Le 12 novembre 2018, RTL en son Journal matinal de 8 heures a sorti la grosse artillerie. Un état d’esprit type des périodes qui précèdent les élections. Écoutons.
8 heures, c’est le Journal du jeune journaliste Jérôme Florin, dans la Matinale d’Yves Calvi. Nous ne le connaissons pas, ce jeune journaliste, mais à entendre la tournure de son Journal, il est douteux qu’il soit originaire de la France périphérique. Le principal sujet traité, la question des « gilets jaunes », est parfaitement éclairant. Nous publions notre article ce 17 novembre, jour de la manifestation des gilets en colère.
La chasse aux populistes est ouverte
« Enquête sur la colère de ces gilets jaunes qui officiellement (le journaliste appuie très fort sur le mot) ne font pas de politique », avec d’emblée un témoignage anonyme : « Si un jour, dans un mois, deux mois, il faut casser, je casserai ». Les casseurs, ce serait ainsi le populo ulcéré d’être pris pour une vache à lait fiscale (dont les impôts sont réorientés, par exemple, vers les écoles primaires de banlieues mono-ethniques, quant à elles massivement productrices de casseurs véritables et réguliers).

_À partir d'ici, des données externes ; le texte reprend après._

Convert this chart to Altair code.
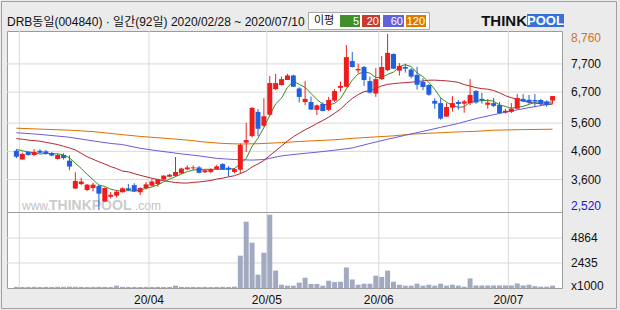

Ce sont donc les gilets jaunes, les casseurs pour RTL matin. Yves Calvi : « Réunion de la dernière chance ce matin à Matignon pour tenter de désamorcer la mobilisation des gilets jaunes ». D’après Florin, « l’opposition se frotte les mains en observant cette Jacquerie qui gagne du terrain. Nicolas Dupond-Aignan et Laurent Wauquiez manifesteront mais pas Marine Le Pen qui préfère souffler sur les braises depuis les coulisses ». Précisons qu’il ne s’agit pas d’un chroniqueur ou d’un invité mais du journaliste chargé d’informer les auditeurs à 8 heures. Du coup, RTL enquête et interroge : « Qui sont ces gilets jaunes, officiellement sans couleur politique ».
RTL mène l’enquête orientée sur le terrain
Un reporter a été envoyé à Senlis dans l’Oise. Elle rencontre « 15 personnes qui ne se connaissent pas, venus se mettre en ordre de bataille » sur le parking d’une grande surface, « près des caddies ». Elle enregistre et diffuse les échanges, les voix sont principalement féminines, personne sur le plateau ne relevant combien est beau cet engagement citoyen des femmes etc, rien à voir avec la médiatisation de l’engagement des femmes pour #metoo ; ces mêmes voix sont sans accent issu de l’immigration. C’est le peuple de souche qui parle. On discute de se battre jusqu’à Noël, de bloquer des ronds-points « stratégiques » ; une voix dit que « c’est sa première manif ».
En réalité, cela ne parle « pas ou peu du carburant » mais du « président Macron », sous-entendu le mouvement n’est pas un mouvement social mais un mouvement politique visant Macron. Un mouvement politiquement téléguidé en somme. Témoignage : « c’est presque de la haine que j’ai contre lui ». Nous sommes à 4’40 du Journal et dans le studio, puisque les matinales peuvent maintenant aussi être regardées, une journaliste qui attend son tour lève les yeux au ciel, tant l’insupportent les propos de cette dame qui témoigne. Elle pouffe de rire même, au moment où la dame, qui vient de dire « nous les petites gens », affirme que « l’écologie, je m’en fous ».
Il y a tout, dans cette scène matinale, du hiatus qui frappe maintenant la société française entre des « élites » parisiennes bien intégrées économiquement et le reste des gens, le peuple. Témoin suivant : Charlie, 26 ans, qui explique qu’il « survit » et mange des pâtes. Vient Marc qui parcourt 200 km par jour et ne voit jamais ses enfants, levé à 5 heures chaque matin.
Retour des classes dangereuses
Évidemment, ce qui devait arriver (dans le Journal de 8 heures) arriva : « Dans ce noyau dur de gilets jaunes à Senlis, la majorité a voté Marine Le Pen aux présidentielles mais aujourd’hui personne ne croit encore aux urnes, leur dernier espoir disent-ils c’est la rue ». Le discours porté par le Journal de RTL rejoint ceux tenus par le président Macron au long de ses pérégrinations dites mémorielles, simple hasard. Les Européennes approchent, le temps semble venu de relancer la machine à voter dans le bon sens.